With the base oil you want the proper viscosity for the application, typically lower viscosity for higher speed and lower temperatures. Also application specific is to what extent additives are in that oil which will diffentiate the grease as an EP (extreme-pressure) grease to varying degrees. The thickener part of the grease is what most people don't know about and what gets you into trouble. You don't want to mix greases of different thickener types because while the base oils in them are almost always compatible and mixable, the thickeners oftentimes are not. The result of mixing incompatible thickeners are they will harden and cake up under use, which then prevents the oil from reabsorbing back into the thickener. The oil as a liquid runs out of the area when the appliation is shut down and lubrication is lost; it's the oil that lubricates not the thickener.
Most marine greases, like lubrimatic, use thickeners that are sodium or calcium bases, I can't remember which.

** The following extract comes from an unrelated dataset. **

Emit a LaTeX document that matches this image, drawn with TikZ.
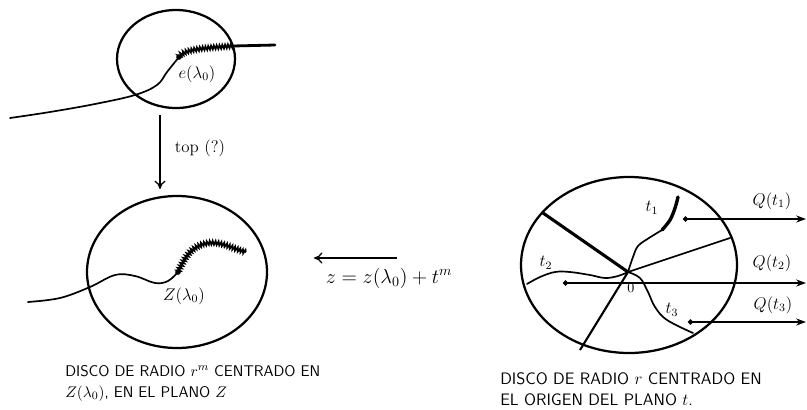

But it usually says on the tube. As long as the new grease you're going to use has the same thickener as the grease currently in the application, everything should be ok. The most common greases are lithium based but you'll see the calcium or sodium greases in marine applications because of their thickeners increased water resistance relative to cost. Aluminum complex grease is probably the most water resistance and also the most tacky of all, also much more expensive, which may be what is used as spline grease. In addition, spline greases will differ by having higher viscosity oil with more EP additives because of the speed and how frictional surfaces contact each other, compared to a roller bearing which is much lower friction and higher speed. For that reason, you wouldn't want to use a spline grease for a roller (gimbal) bearing- the oil would be overloaded with EP adds and have too high a viscosity for the inteneded use. And a bearing grease wouldn't have a high enough viscosity oil to stay put nor the EP adds to protect the sliding motion of splines and ujoints. Why they continue to tout teflon as a desireable additive in lubricant products I don't know, dupont must be helping them market it.